Gianfranco is not only an accomplished magician, but also quite an expert in gambling matters. He’s currently writing a large book about dice and magic which will hopefully be available also in English soon.
I met Gianfranco for the first time when he came to an event sponsored by the “Silvan Magic Academy” and where I taught for three consecutive days, a total of 16 different lectures, workshops, sessions – never have done anything similar before or after, and it deserves an entire blog (might do sometime in the future…).
Anyway, I fine friendship developed since, and Gianfranco, who had then started magic quite recently, made an exponential career and is today a household name of Italian magic. In May he will be performing for the second time in the Close-up Gallery of the Magic Castle, and if you have a chance you should try to see and meet him.

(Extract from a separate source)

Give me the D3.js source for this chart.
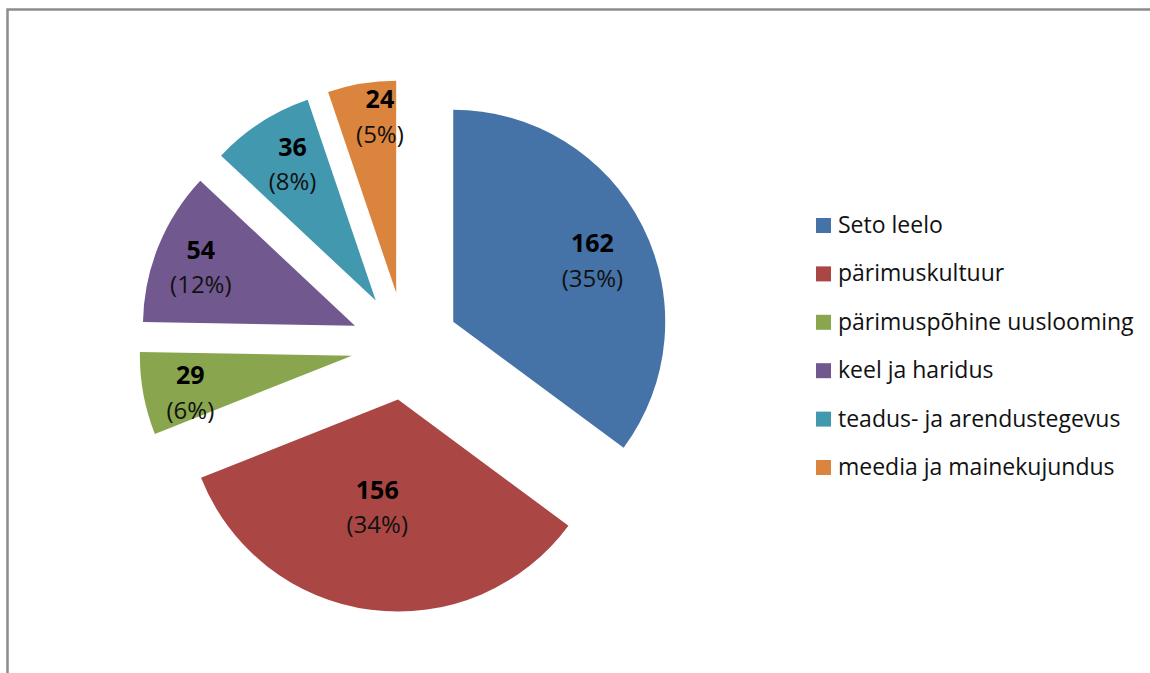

You can see him do some interesting dice moves HERE – enjoy!
As much as I would like to, neither space nor time allow me to tell you about my touristic and gastronomical adventures around the magic events. With one exception: There is a tourist attraction that is off the beaten path and reminds me of a trick I used to do years ago.
On one of the seven hills of Rome, the Aventine Hill, resides the Villa del Priorato di Malta, and looking through its key-hole from outside you can see the dome of St. Peters’ Basilica, through three states, namely, Malty, Italy and the Vatican. Find all info HERE.

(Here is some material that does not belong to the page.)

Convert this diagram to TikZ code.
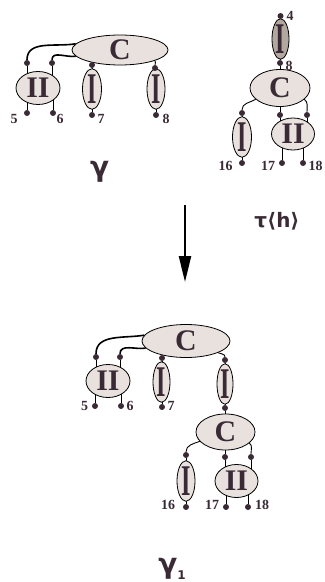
\documentclass[tikz,border=0pt]{standalone}
\usepackage{fontspec}
\usepackage{graphicx}
\setmainfont{Liberation Serif}
\newfontfamily\greekfont{DejaVu Sans}
\usetikzlibrary{shapes.geometric,arrows.meta,backgrounds}
\definecolor{cellfill}{HTML}{E8E1DE}
\definecolor{darkfill}{HTML}{B3A89F}
\definecolor{ink}{HTML}{3A2A36}
\newcommand{\cC}{\fontsize{30}{30}\selectfont\bfseries C}
\newcommand{\cI}{\scalebox{0.55}[1]{\fontsize{44}{44}\selectfont\bfseries I}}
\newcommand{\cII}{\fontsize{30}{30}\selectfont\bfseries II}

\begin{document}
\begin{tikzpicture}[x=1bp,y=1bp,
    cell/.style={ellipse,draw,fill=cellfill,inner sep=0pt,text=ink,line width=0.8bp},
    port/.style={circle,fill=ink,inner sep=0pt,minimum size=6bp},
    num/.style={text=ink,inner sep=0pt,font=\fontsize{14}{14}\selectfont\bfseries},
    greek/.style={text=ink,inner sep=0pt,font=\greekfont\bfseries\fontsize{20}{20}\selectfont},
    bond/.style={line width=1.6bp},
    wire/.style={line width=0.9bp}]
        \useasboundingbox (0,0) rectangle (324,-582);

        % gamma
        \node[cell,minimum width=96bp,minimum height=30bp] (cA) at (120,-50) {\cC};
        \node[cell,minimum width=44bp,minimum height=33bp] (iiA) at (38,-88) {\cII};
        \node[cell,minimum width=19bp,minimum height=38bp] (iA) at (92,-89) {\cI};
        \node[cell,minimum width=18bp,minimum height=38bp] (jA) at (156,-89) {\cI};
        \node[port] (tA1) at (27,-63) {};
        \node[port] (tA2) at (52,-63) {};
        \node[port] (tA3) at (92,-65) {};
        \node[port] (tA4) at (155,-68) {};
        \node[port] (A5) at (27,-113) {};
        \node[port] (A6) at (53,-113) {};
        \node[port] (A7) at (92,-115) {};
        \node[port] (A8) at (156,-115) {};
        \node[num] (nA5) at (14,-119) {5};
        \node[num] (nA6) at (60,-119) {6};
        \node[num] (nA7) at (101,-119) {7};
        \node[num] (nA8) at (166,-119) {8};
        \node[greek,font=\greekfont\bfseries\fontsize{28}{28}\selectfont] (g) at (99.5,-172) {γ};

        % tau<h>
        \node[cell,fill=darkfill,minimum width=17bp,minimum height=37bp] (iB0) at (280.5,-39) {\cI};
        \node[cell,minimum width=60bp,minimum height=37bp] (cB) at (280,-88) {\cC};
        \node[cell,minimum width=19bp,minimum height=39bp] (iB) at (242,-137) {\cI};
        \node[cell,minimum width=43bp,minimum height=32bp] (iiB) at (293,-134) {\cII};
        \node[port] (B4) at (280.5,-16) {};
        \node[port] (B8) at (280,-63) {};
        \node[port] (tB1) at (242,-113) {};
        \node[port] (tB2) at (280,-115) {};
        \node[port] (tB3) at (307,-115) {};
        \node[port] (B16) at (242,-163) {};
        \node[port] (B17) at (282,-163) {};
        \node[port] (B18) at (303,-163) {};
        \node[num] (nB4) at (290,-16) {4};
        \node[num] (nB8) at (289,-66) {8};
        \node[num] (nB16) at (225.5,-166) {16};
        \node[num] (nB17) at (268,-166) {17};
        \node[num] (nB18) at (315.5,-166) {18};
        \node[greek] (t) at (277,-221) {τ⟨h⟩};

        \coordinate (arTop) at (185,-205);
        \coordinate (arBot) at (185,-282);
        \draw[line width=2.4bp,-{Triangle[length=26bp,width=12bp]}] (arTop) -- (arBot);

        % gamma_1
        \node[cell,minimum width=88bp,minimum height=33bp] (cC) at (186,-341) {\cC};
        \node[cell,minimum width=44bp,minimum height=33bp] (iiC) at (108,-381) {\cII};
        \node[cell,minimum width=17bp,minimum height=37bp] (iC) at (161.5,-382) {\cI};
        \node[cell,minimum width=16bp,minimum height=38bp] (jC) at (225,-384) {\cI};
        \node[cell,minimum width=59bp,minimum height=36bp] (cD) at (225.5,-432) {\cC};
        \node[cell,minimum width=18bp,minimum height=38bp] (iD) at (186,-481) {\cI};
        \node[cell,minimum width=43bp,minimum height=33bp] (iiD) at (236.5,-481) {\cII};
        \node[port] (tC1) at (96,-357) {};
        \node[port] (tC2) at (120,-357) {};
        \node[port] (tC3) at (162,-358) {};
        \node[port] (tC4) at (225,-360) {};
        \node[port] (C5) at (95,-406) {};
        \node[port] (C6) at (121,-406) {};
        \node[port] (C7) at (162,-407) {};
        \node[port] (C8) at (225,-408) {};
        \node[port] (tD1) at (186,-455) {};
        \node[port] (tD2) at (225,-457) {};
        \node[port] (tD3) at (251,-457) {};
        \node[port] (D16) at (186,-507) {};
        \node[port] (D17) at (226,-507) {};
        \node[port] (D18) at (248,-507) {};
        \node[num] (nC5) at (84.5,-406) {5};
        \node[num] (nC6) at (130,-406) {6};
        \node[num] (nC7) at (171,-406) {7};
        \node[num] (nD16) at (168,-505) {16};
        \node[num] (nD17) at (212,-505) {17};
        \node[num] (nD18) at (262,-505) {18};
        \node[greek,font=\greekfont\bfseries\fontsize{28}{28}\selectfont] (g1) at (172,-569) {γ\raisebox{-6bp}{\fontsize{12}{12}\selectfont 1}};

        \begin{scope}[on background layer]
        \draw[bond] (cA.172) to[out=190,in=90] (tA1);
        \draw[bond] (cA.188) to[out=190,in=90] (tA2);
        \draw[wire] (cA.-17) to[out=-30,in=90] (tA4);
        \draw[wire] (tA3) -- (tA3 |- cA.center);
        \draw[wire] (tA1) -- (tA1 |- iiA.center); \draw[wire] (tA2) -- (tA2 |- iiA.center);
        \draw[wire] (A5) -- (A5 |- iiA.center); \draw[wire] (A6) -- (A6 |- iiA.center);
        \draw[wire] (tA3) -- (tA3 |- iA.center); \draw[wire] (A7) -- (A7 |- iA.center);
        \draw[wire] (tA4) -- (tA4 |- jA.center); \draw[wire] (A8) -- (A8 |- jA.center);

        \draw[wire] (cB.205) to[out=210,in=90] (tB1);
        \draw[wire] (cB.-25) to[out=-35,in=90] (tB3);
        \draw[wire] (B4) -- (B4 |- iB0.center); \draw[wire] (B8) -- (B8 |- iB0.center);
        \draw[wire] (B8) -- (B8 |- cB.center); \draw[wire] (tB2) -- (tB2 |- cB.center);
        \draw[wire] (tB1) -- (tB1 |- iB.center); \draw[wire] (B16) -- (B16 |- iB.center);
        \draw[wire] (tB2) -- (tB2 |- iiB.center); \draw[wire] (tB3) -- (tB3 |- iiB.center);
        \draw[wire] (B17) -- (B17 |- iiB.center); \draw[wire] (B18) -- (B18 |- iiB.center);

        \draw[bond] (cC.172) to[out=190,in=90] (tC1);
        \draw[bond] (cC.190) to[out=190,in=90] (tC2);
        \draw[wire] (cC.-20) to[out=-30,in=90] (tC4);
        \draw[wire] (tC3) -- (tC3 |- cC.center);
        \draw[wire] (tC1) -- (tC1 |- iiC.center); \draw[wire] (tC2) -- (tC2 |- iiC.center);
        \draw[wire] (C5) -- (C5 |- iiC.center); \draw[wire] (C6) -- (C6 |- iiC.center);
        \draw[wire] (tC3) -- (tC3 |- iC.center); \draw[wire] (C7) -- (C7 |- iC.center);
        \draw[wire] (tC4) -- (tC4 |- jC.center); \draw[wire] (C8) -- (C8 |- jC.center);
        \draw[wire] (C8) -- (C8 |- cD.center);

        \draw[wire] (cD.200) to[out=200,in=90] (tD1);
        \draw[wire] (cD.-25) to[out=-35,in=90] (tD3);
        \draw[wire] (tD2) -- (tD2 |- cD.center);
        \draw[wire] (tD1) -- (tD1 |- iD.center); \draw[wire] (D16) -- (D16 |- iD.center);
        \draw[wire] (tD2) -- (tD2 |- iiD.center); \draw[wire] (tD3) -- (tD3 |- iiD.center);
        \draw[wire] (D17) -- (D17 |- iiD.center); \draw[wire] (D18) -- (D18 |- iiD.center);
        \end{scope}
      \end{tikzpicture}
\end{document}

Many years ago I used a Two of Hearts with a blank back, into which I had cut a key-hole that fits nicely between the two pips of the 2H.
Using the Carlyle Business Card Move you can show it on both sides blank. Force the 2H from the deck in use, and have all see the card, except one person whom you ask to stand beside you.
Now show the “Key-hole Card” with its blank side to the audience and ask what they see through the key-hole. They will say nothing, or simply what they see (you, someone else, etc.). Now you could tell the story of the key-hole on the Roman hill, and maintain that similarly some people have the ability to see further than others. Hold the gimmicked card in front of the spectator standing beside you, with the 2H facing him, and ask what he sees through the key-hole. If he’s at all a good sport, he’ll name “The Two of Hearts”!
You could later switch the card for a double-blank card with a key-hole, or the commercially oriented among my readership might even want to make it up as a business card…
I’m also reminded of the following stunt I’ve read about, but have only done once, if memory serves me well: Force three known cards on three spectators (I would force the 4C, 2H and 7D, the first three of Mnemonica, because I can’t remember three cards… but I can remember 52, which some might find is a paradox… but it isn’t, it’s just practical).
Ask the spectators to put their respective cards face up on a chair and to sit on it. Then ask them to open their mouth. Yes, you can see it come, can^t you? You look into each person’s mouth and announce the name of the cards!
To be done after midnight, and in male company only.
Wish you all a very successful week!